Turning, Fosch glanced at Bella, still standing where she had been when he had jumped Oberon. Frozen, eyes wild, skin pale.

“She is human,” Leon mused from beside Oberon. “Completely so.”

Fosch growled, but he didn’t look at them. Instead, he kept his eyes fixed on Bella, at the way her shoulders trembled slightly, her stomach rippled, her hands fisted tightly beside her.

Fosch tilted his head to the side, studying her plain blue aura. Not a flicker of the witchy sheen was present now, not even a tiny speck.

Bella jerked again; her eyes widened slightly, her skin, if possible, paled even more.

Fosch’s nostrils flared. “What –”

Bella fainted.

One moment she was standing there, the next her eyes rolled back, the whites showing all around and she went limp.

Fosch caught her before she could hit the ground, gently lowered her to the floor.

“Bella?” he choked in a hoarse whisper. “Bella? Bella? Please say something.”

Leon crouched beside him and studied the prone woman without touching her. “The scion is coming,” she announced in her cold voice.

Chapter Ten

The Outcome…

At the hospital, Fosch paced back and forth. He wanted to take her to someone with more experience with the preternatural world, but there wasn’t any time for that, even if flashing through dimensions would have made it faster. He had no idea where the clan’s healer was at the moment, had no time to inquire about it.

There was internal hemorrhaging, the doctor had said before ushering Bella to an operating room, and, like it or not, he thought, at the moment she was human.

Fosch clenched his jaws, felt a welcoming ache, clenched his fists to add upon the pressure. He spun around when Oberon entered the waiting room.

“What are you doing here?” he demanded, almost feral now.

Oberon eyed the eyes that were flashing between black and yellow, crossed his arms over his chest. “I have Benty watching over the procedure. She will report soon.”

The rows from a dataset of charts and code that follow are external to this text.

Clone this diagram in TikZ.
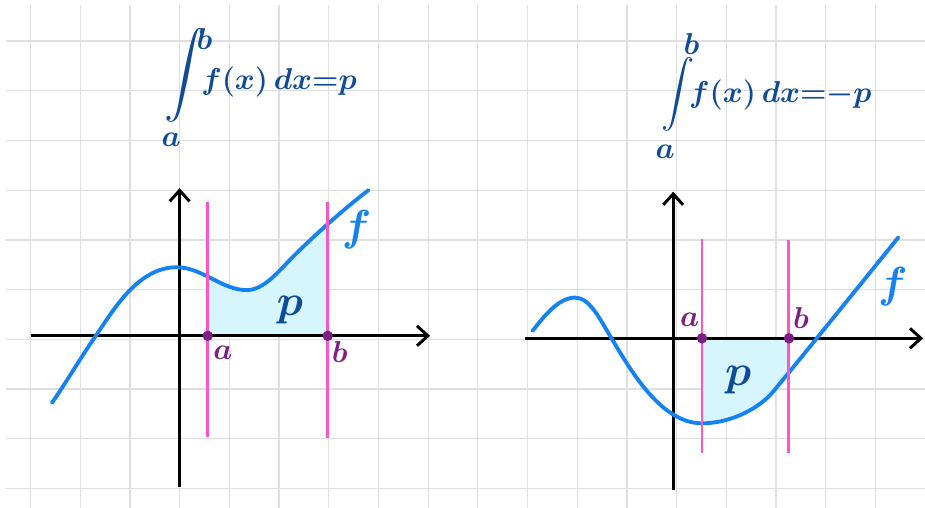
\documentclass[tikz,border=0pt]{standalone}
\usepackage{amsmath}
\usepackage{tikz}
\usetikzlibrary{arrows.meta,positioning}

\definecolor{curveblue}{RGB}{20,130,240}
\definecolor{boundpink}{RGB}{255,85,200}
\definecolor{dotpurple}{RGB}{125,30,130}
\definecolor{areacyan}{RGB}{215,245,252}
\definecolor{inkblue}{RGB}{15,75,150}

\begin{document}
\begin{tikzpicture}[scale=1,
  gridline/.style={gray!25, line width=0.7pt},
  axis/.style={line width=1.7pt, -{Straight Barb[length=2.2mm, width=4mm, line width=1.7pt]}},
  bound/.style={boundpink, line width=1.7pt},
  curve/.style={curveblue, line width=2.2pt, line cap=round},
  area/.style={fill=areacyan},
  dot/.style={circle, fill=dotpurple, inner sep=0pt, minimum size=6pt},
  lbl/.style={font=\fontsize{19}{21}\selectfont\boldmath, inner sep=1pt},
  big/.style={font=\fontsize{25}{27}\selectfont\boldmath, inner sep=1pt},
  formula/.style={inkblue, font=\fontsize{17}{20}\selectfont\boldmath, inner sep=0pt, anchor=base east},
  limit/.style={inkblue, font=\fontsize{17}{20}\selectfont\boldmath, inner sep=0pt}]
  \useasboundingbox (-3.614,-3.394) rectangle (14.997,6.827);

  % Quadrillage
  \draw[gridline] (-3.49,-3.394) grid (15.1,6.73);

  % Formules
  \node[formula] (int1) at (3.57,5.02) {\raisebox{2pt}[0pt][0pt]{\scalebox{1.4}{$\displaystyle\int$}}$\!f(x)\,dx{=}p$};
  \node[limit] (lo1) at (-0.17,4.02) {$a$};
  \node[limit] (hi1) at (0.50,6.05) {$b$};
  \node[formula] (int2) at (13.93,4.77) {\scalebox{1.1}{$\displaystyle\int$}$\!f(x)\,dx{=}{-}p$};
  \node[limit] (lo2) at (9.77,3.77) {$a$};
  \node[limit] (hi2) at (10.30,5.95) {$b$};

  % Graphe de gauche : aire positive
  \begin{scope}
    \clip (0.565,0.07) rectangle (2.98,4);
    \fill[area] (-0.06,1.45) .. controls (0.45,1.45) and (0.85,0.99) .. (1.35,0.99)
      .. controls (1.70,0.99) and (2.00,1.38) .. (2.30,1.68)
      .. controls (2.75,2.13) and (3.40,2.70) .. (3.80,3.00) -- (3.80,0.07) -- (-0.06,0.07) -- cycle;
  \end{scope}
  \coordinate (xL1) at (-3,0.07);
  \coordinate (xR1) at (5.04,0.07);
  \coordinate (yB1) at (0,-2.97);
  \coordinate (yT1) at (0,3.04);
  \draw[axis] (xL1) -- (xR1);
  \draw[axis] (yB1) -- (yT1);
  \draw[curve] (-2.57,-1.28) .. controls (-2.27,-0.85) and (-2.00,-0.38) .. (-1.70,0.05)
    .. controls (-1.36,0.54) and (-0.86,1.45) .. (-0.06,1.45)
    .. controls (0.45,1.45) and (0.85,0.99) .. (1.35,0.99)
    .. controls (1.70,0.99) and (2.00,1.38) .. (2.30,1.68)
    .. controls (2.75,2.13) and (3.40,2.70) .. (3.80,3.00);
  \coordinate (aT1) at (0.565,2.77);
  \coordinate (aB1) at (0.565,-1.96);
  \coordinate (bT1) at (2.98,2.77);
  \coordinate (bB1) at (2.98,-1.98);
  \draw[bound] (aT1) -- (aB1);
  \draw[bound] (bT1) -- (bB1);
  \node[dot] (A1) at (0.565,0.07) {};
  \node[dot] (B1) at (2.98,0.07) {};
  \node[lbl, dotpurple] (la1) at (0.87,-0.27) {$a$};
  \node[lbl, dotpurple] (lb1) at (3.22,-0.25) {$b$};
  \node[big, inkblue] (p1) at (2.22,0.59) {$p$};
  \node[big, curveblue] (f1) at (3.56,2.20) {$f$};

  % Graphe de droite : aire negative
  \begin{scope}
    \clip (10.51,0.02) rectangle (12.26,-3);
    \fill[area] (9.70,-1.69) -- (10.51,-1.69) .. controls (11.06,-1.69) and (11.61,-1.42) .. (11.91,-1.09)
      .. controls (12.42,-0.48) and (13.96,1.43) .. (14.46,2.05) -- (14.46,0.02) -- (9.70,0.02) -- cycle;
  \end{scope}
  \coordinate (xL2) at (6.95,0.02);
  \coordinate (xR2) at (14.96,0.02);
  \coordinate (yB2) at (9.93,-3.03);
  \coordinate (yT2) at (9.93,2.97);
  \draw[axis] (xL2) -- (xR2);
  \draw[axis] (yB2) -- (yT2);
  \draw[curve] (7.10,0.17) .. controls (7.32,0.44) and (7.61,0.84) .. (7.96,0.84)
    .. controls (8.26,0.84) and (8.48,0.36) .. (8.69,0.02)
    .. controls (9.10,-0.67) and (9.70,-1.69) .. (10.51,-1.69)
    .. controls (11.06,-1.69) and (11.61,-1.42) .. (11.91,-1.09)
    .. controls (12.42,-0.48) and (13.96,1.43) .. (14.46,2.05);
  \coordinate (aT2) at (10.51,2.01);
  \coordinate (aB2) at (10.51,-2.28);
  \coordinate (bT2) at (12.26,1.99);
  \coordinate (bB2) at (12.26,-2.28);
  \draw[bound] (aT2) -- (aB2);
  \draw[bound] (bT2) -- (bB2);
  \node[dot] (A2) at (10.51,0.02) {};
  \node[dot] (B2) at (12.26,0.02) {};
  \node[lbl, dotpurple] (la2) at (10.26,0.39) {$a$};
  \node[lbl, dotpurple] (lb2) at (12.50,0.42) {$b$};
  \node[big, inkblue] (p2) at (11.24,-0.82) {$p$};
  \node[big, curveblue] (f2) at (14.35,1.06) {$f$};
\end{tikzpicture}
\end{document}
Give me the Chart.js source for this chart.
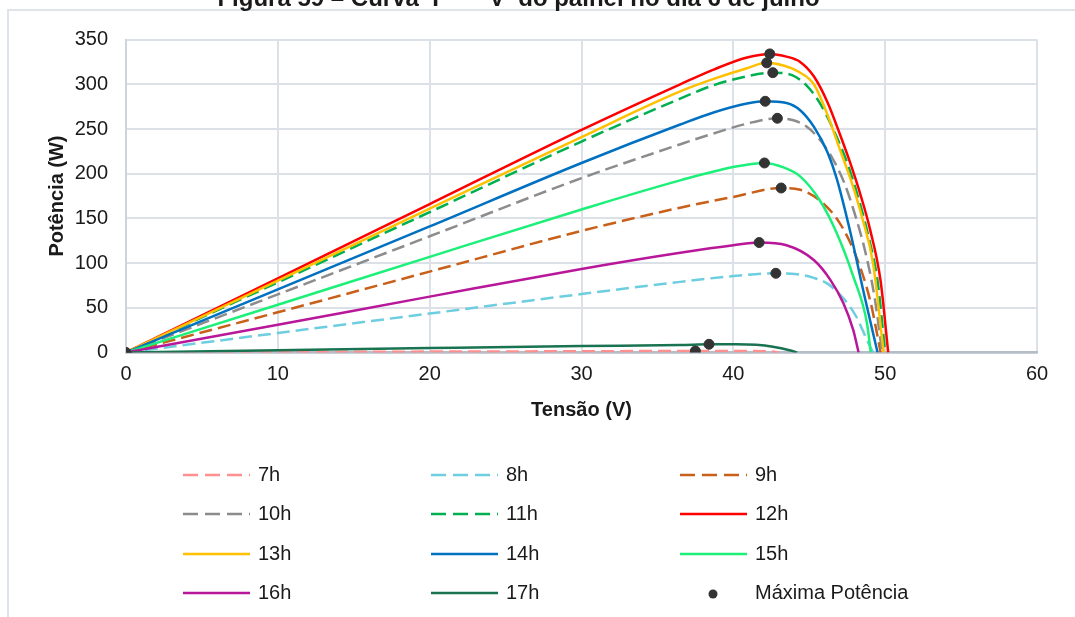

Fosch felt the fight abandon him, felt his knees weaken.

Tone conversational, Oberon tried to keep his posture non-threatening. “A Seelie healer would make the process easier. I took the liberty to send for Hiendrich.”

Hiendrich, the best healer in the entire Sidhe land.

A Seelie, a powerful one, considered only one step below Queen Titania herself.

No, no… but Fosch didn’t voice the protest. He would give anything right now, even an open favor to Oberon, in exchange for his mate’s safety.

Oberon watched Fosch fight with himself, watched as Fosch’s eyes flashed yellow, once, twice. Under any other circumstances he would have never interfered, but this was an emergency, one Oberon himself cared greatly about its outcome.

Suddenly, Oberon stiffened and turned around to face the door.

“What? What?” Fosch jumped beside him in an instant, grabbed Oberon by the arm, whirled him around. “Tell me!”

Oberon snarled at him, and Fosch watched, for the first time in his entire existence, anger darken the expression of the Seelie – and couldn’t care less.

Benty popped into existence in front of Oberon, just as Fosch was about to shake him. The pixie spoke agitatedly, in the tiny high-pitched tone that Fosch couldn’t understand. He had an urge to pluck the pixie out of the air and start squeezing it for information, so Fosch fisted his hands.